Life is Good: I'm still learning
Two years ago, I took a vacation from social media and spent Lent in deep thought and reflection about Forgiveness. Forgiving has always been a topic of on-going study for me. I seem to be able to forgive everyone but myself. In fact, one of our family's mantras is "Everybody makes mistakes sometimes." And I believe that. Whole-heartedly. And I want for our children to grow up believing this in their hearts and if they do, hopefully, they will forgive easily---themselves as much as others. Sometimes those mistakes are unplanned and sometimes they are completely intentional. But because of my faith, I forgive. It's easy to forgive when you aren't perfect yourself! It's a funny, thing, though, because I think not being able to forgive myself has a lot to do with being a "recovering perfectionist". And when I say that, I'm speaking about recovering from my pursuit and expectation of perfection, not actually ever being perfect.
I also think my inability to forgive myself easily has to do with how deeply I feel things. I think our strengths are often our weaknesses, too, and while I am able to use my sensitivity to support and empathize with others, I also seem to let it flood me with guilt and pain when I make the eensiest of mistakes. I hold myself to a standard that I would never use to measure anyone else in my life. Gosh, I am still kicking myself for not taking a meal over to an acquaintance when her dad died several years ago. It happened to be a rough time for me and I just wasn't able to do it. But I still think of it and feel guilty! I feel guilty for big and small things---for not volunteering to be room mother this year because I had a new house to unpack and a baby to keep me running all over the place. Good reasons, right? But when I get an email from the class room mothers about an upcoming party, I hang my head in shame! I feel guilty for removing people from my life who weren't kind to me or good for me or there for me when I needed them. I feel guilty for not doing things, for not doing things sooner, for not doing something first or last or twelfth. Yes, it is sometimes comical and ridiculous. Other times, it's completely warranted because I have really messed up! And of course, this is a totally abbreviated version of my nuttiness.

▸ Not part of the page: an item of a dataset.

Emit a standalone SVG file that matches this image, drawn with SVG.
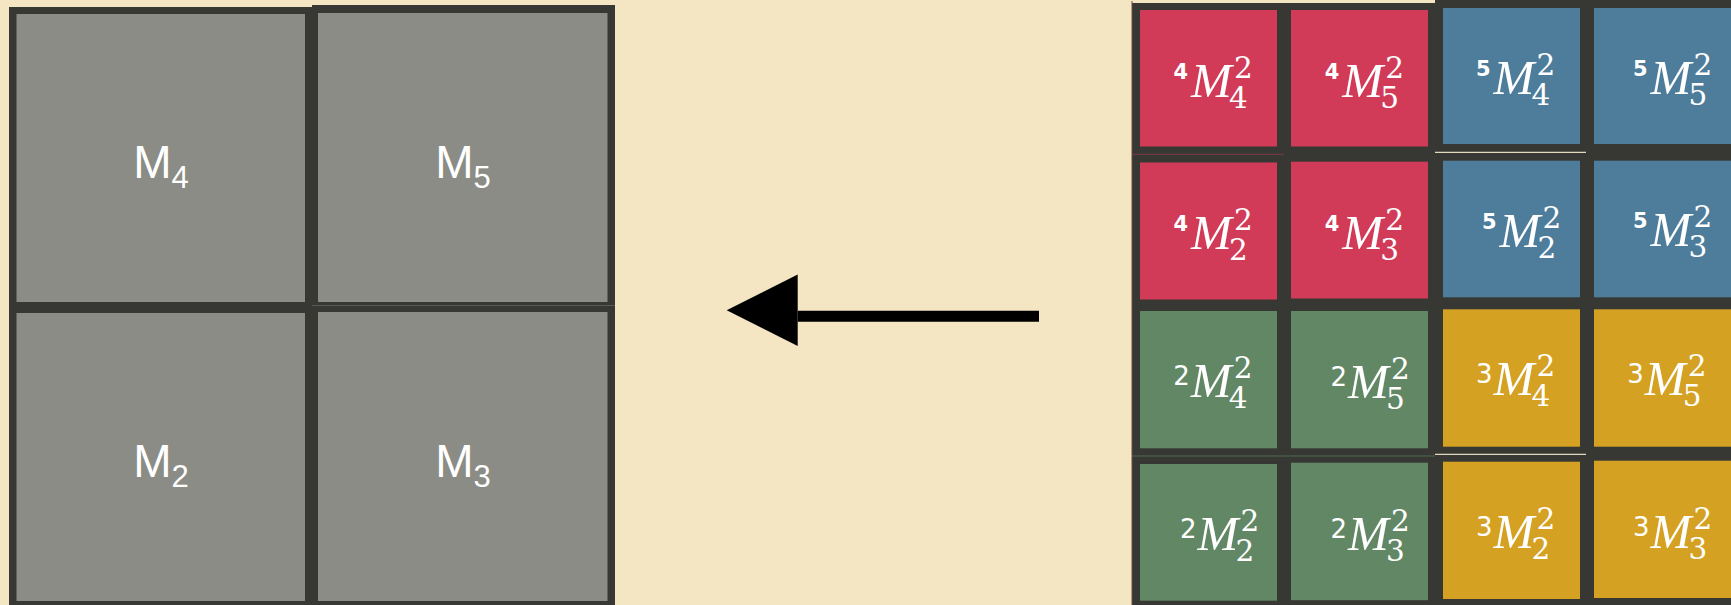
<svg xmlns="http://www.w3.org/2000/svg" width="1731" height="605" viewBox="0 0 1731 605">
<style>
.bg{fill:#f4e5c3}
.frame{fill:#373833}
.gray{fill:#8b8c86}
.red{fill:#d13b57}
.blue{fill:#4e7d9b}
.green{fill:#628765}
.yellow{fill:#d5a123}
.lbl{font-family:"Liberation Sans",Arial,sans-serif;font-size:46px;fill:#ffffff}
.sub{font-size:31px}
.m{font-family:"Liberation Serif","Times New Roman",serif;font-style:italic;font-size:49px;fill:#ffffff}
.d{font-family:"DejaVu Serif",serif;font-size:29.5px;fill:#ffffff}
.pb{font-family:"DejaVu Sans",sans-serif;font-weight:bold;font-size:21px;fill:#ffffff}
.pr{font-family:"DejaVu Sans",sans-serif;font-size:26px;fill:#ffffff}
</style>
<defs>
<marker id="head" markerUnits="userSpaceOnUse" markerWidth="80" markerHeight="92" viewBox="0 0 80 92" refX="0" refY="40" orient="auto" overflow="visible">
<polygon points="0,10.2 71,46 0,81.8" fill="#000000"/>
</marker>
</defs>
<rect class="bg" x="0" y="0" width="1731" height="605"/>

<g id="frames">
<rect class="frame" x="9" y="7" width="304" height="598"/>
<rect class="frame" x="312" y="5" width="303" height="600"/>
<line x1="312" y1="305.5" x2="615" y2="305.5" stroke="#5a5b55" stroke-width="1"/>
<rect class="frame" x="1132" y="3" width="304" height="602"/>
<rect class="frame" x="1435" y="0" width="296" height="605"/>
<line x1="1132" y1="1" x2="1132" y2="605" stroke="#6a4a42" stroke-width="1"/>
<line x1="1435" y1="152.3" x2="1586" y2="152.3" stroke="#e3d8bd" stroke-width="1.2"/>
<line x1="1435" y1="454.3" x2="1586" y2="454.3" stroke="#e3d8bd" stroke-width="1.2"/>
<line x1="1132" y1="154.3" x2="1284" y2="154.3" stroke="#7a3a45" stroke-width="1"/>
<line x1="1132" y1="456" x2="1435" y2="456" stroke="#4f6a52" stroke-width="1"/>
</g>

<g id="M4"><rect class="gray" x="16.5" y="14" width="288.5" height="288"/><text class="lbl" x="161" y="177.5" text-anchor="middle">M<tspan class="sub" dy="10">4</tspan></text></g>
<g id="M5"><rect class="gray" x="318" y="13" width="289.5" height="289"/><text class="lbl" x="463" y="177.5" text-anchor="middle">M<tspan class="sub" dy="10">5</tspan></text></g>
<g id="M2"><rect class="gray" x="16.5" y="313" width="288.5" height="288"/><text class="lbl" x="161" y="476.5" text-anchor="middle">M<tspan class="sub" dy="10">2</tspan></text></g>
<g id="M3"><rect class="gray" x="318" y="312" width="289.5" height="289"/><text class="lbl" x="463" y="476.5" text-anchor="middle">M<tspan class="sub" dy="10">3</tspan></text></g>

<g id="connectors">
<path d="M1039,316.2 H797.7" stroke="#000000" stroke-width="11" fill="none" marker-end="url(#head)"/>
</g>

<g id="r4M4"><rect class="red" x="1140" y="10" width="137" height="136.5"/><text><tspan class="pb" x="1173.5" y="79.3">4</tspan><tspan class="m" x="1191" y="97.3">M</tspan><tspan class="d" x="1229" y="108.3">4</tspan><tspan class="d" x="1234" y="78.3">2</tspan></text></g>
<g id="r4M5"><rect class="red" x="1291" y="10" width="137" height="136.5"/><text><tspan class="pb" x="1324.8" y="79.3">4</tspan><tspan class="m" x="1342.3" y="97.3">M</tspan><tspan class="d" x="1380.3" y="108.3">5</tspan><tspan class="d" x="1385.3" y="78.3">2</tspan></text></g>
<g id="b5M4"><rect class="blue" x="1443" y="8" width="137" height="136"/><text><tspan class="pb" x="1476" y="75.5">5</tspan><tspan class="m" x="1493.5" y="93.5">M</tspan><tspan class="d" x="1531.5" y="104.5">4</tspan><tspan class="d" x="1536.5" y="74.5">2</tspan></text></g>
<g id="b5M5"><rect class="blue" x="1594" y="8" width="137" height="136"/><text><tspan class="pb" x="1633" y="76">5</tspan><tspan class="m" x="1650.5" y="94">M</tspan><tspan class="d" x="1688.5" y="105">5</tspan><tspan class="d" x="1693.5" y="75">2</tspan></text></g>

<g id="r4M2"><rect class="red" x="1140" y="162.5" width="137" height="137"/><text><tspan class="pb" x="1173.5" y="231.3">4</tspan><tspan class="m" x="1191" y="249.3">M</tspan><tspan class="d" x="1229" y="260.3">2</tspan><tspan class="d" x="1234" y="230.3">2</tspan></text></g>
<g id="r4M3"><rect class="red" x="1291" y="161.7" width="137" height="136.8"/><text><tspan class="pb" x="1324.8" y="230.5">4</tspan><tspan class="m" x="1342.3" y="248.5">M</tspan><tspan class="d" x="1380.3" y="259.5">3</tspan><tspan class="d" x="1385.3" y="229.5">2</tspan></text></g>
<g id="b5M2"><rect class="blue" x="1443" y="160.7" width="137" height="136.6"/><text><tspan class="pb" x="1482" y="228.7">5</tspan><tspan class="m" x="1499.5" y="246.7">M</tspan><tspan class="d" x="1537.5" y="257.7">2</tspan><tspan class="d" x="1542.5" y="227.7">2</tspan></text></g>
<g id="b5M3"><rect class="blue" x="1594" y="160.7" width="137" height="136.6"/><text><tspan class="pb" x="1633" y="228">5</tspan><tspan class="m" x="1650.5" y="246">M</tspan><tspan class="d" x="1688.5" y="257">3</tspan><tspan class="d" x="1693.5" y="227">2</tspan></text></g>

<g id="g2M4"><rect class="green" x="1140" y="311" width="137" height="137.3"/><text><tspan class="pr" x="1173.3" y="384.5">2</tspan><tspan class="m" x="1190.8" y="396.7">M</tspan><tspan class="d" x="1228.8" y="407.7">4</tspan><tspan class="d" x="1233.8" y="377.7">2</tspan></text></g>
<g id="g2M5"><rect class="green" x="1291" y="311" width="137" height="137.3"/><text><tspan class="pr" x="1330.5" y="385.5">2</tspan><tspan class="m" x="1348" y="397.7">M</tspan><tspan class="d" x="1386" y="408.7">5</tspan><tspan class="d" x="1391" y="378.7">2</tspan></text></g>
<g id="y3M4"><rect class="yellow" x="1443" y="309.3" width="137" height="137.4"/><text><tspan class="pr" x="1476.1" y="383">3</tspan><tspan class="m" x="1493.6" y="395">M</tspan><tspan class="d" x="1531.6" y="406">4</tspan><tspan class="d" x="1536.6" y="376">2</tspan></text></g>
<g id="y3M5"><rect class="yellow" x="1594" y="309.3" width="137" height="137.4"/><text><tspan class="pr" x="1627.3" y="383">3</tspan><tspan class="m" x="1644.8" y="395">M</tspan><tspan class="d" x="1682.8" y="406">5</tspan><tspan class="d" x="1687.8" y="376">2</tspan></text></g>

<g id="g2M2"><rect class="green" x="1140" y="464" width="137" height="136.7"/><text><tspan class="pr" x="1179.9" y="537.8">2</tspan><tspan class="m" x="1197.4" y="550">M</tspan><tspan class="d" x="1235.4" y="561">2</tspan><tspan class="d" x="1240.4" y="531">2</tspan></text></g>
<g id="g2M3"><rect class="green" x="1291" y="462.7" width="137" height="137.5"/><text><tspan class="pr" x="1330.5" y="537.8">2</tspan><tspan class="m" x="1348" y="550">M</tspan><tspan class="d" x="1386" y="561">3</tspan><tspan class="d" x="1391" y="531">2</tspan></text></g>
<g id="y3M2"><rect class="yellow" x="1443" y="461.7" width="137" height="137.3"/><text><tspan class="pr" x="1476.1" y="536.3">3</tspan><tspan class="m" x="1493.6" y="548.3">M</tspan><tspan class="d" x="1531.6" y="559.3">2</tspan><tspan class="d" x="1536.6" y="529.3">2</tspan></text></g>
<g id="y3M3"><rect class="yellow" x="1594" y="460.7" width="137" height="137.3"/><text><tspan class="pr" x="1633.1" y="536.3">3</tspan><tspan class="m" x="1650.6" y="548.3">M</tspan><tspan class="d" x="1688.6" y="559.3">3</tspan><tspan class="d" x="1693.6" y="529.3">2</tspan></text></g>
</svg>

As I continue to work on this "issue" of mine (in an effort for me to have less inner struggle but also, so that I can be a good example for my family), I try to remind myself that when I can't forgive myself, I'm getting in God's way and not allowing Him to be in control; I'm not allowing myself to receive the forgiveness that my faith is based upon and therefore, I'm not fully living out my faith. When I am mindful of this, it works. But when my mind is muddied with guilt and to-do lists and the noise of everyday life, it doesn't. I'm a work in progress. Sigh.
In my time spent this Lent pondering Forgiveness, I discovered a sweet little devotion about this subject entitled "Remodeling 101". My favorite part of the piece is, "God is the One who heals. Forgiveness puts us in the correct posture for Him to do so. Don’t wait another minute to deal with the issue of forgiveness in your life." (Mary Southerland) I also really like this nugget of truth from Southerland, too, "True forgiveness is a choice – a deliberate choice to release the person who has hurt us from the pain they have caused. We can stop forgiving others when God stops forgiving us." (Forgiveness = freedom = love!)
In this time of pondering Jesus' last days on this Earth and His gift of Forgiveness to us, I'm trying my best to remember that I deserve the same forgiveness that I give to others. That I am a child of God and that He wants for me to let go of the (control) guilt.
Admittedly, there is nothing profound here. But if you have trouble forgiving yourself or someone else, I urge you to read the post I referenced above. I found it to be succinct, well-written and thought-provoking.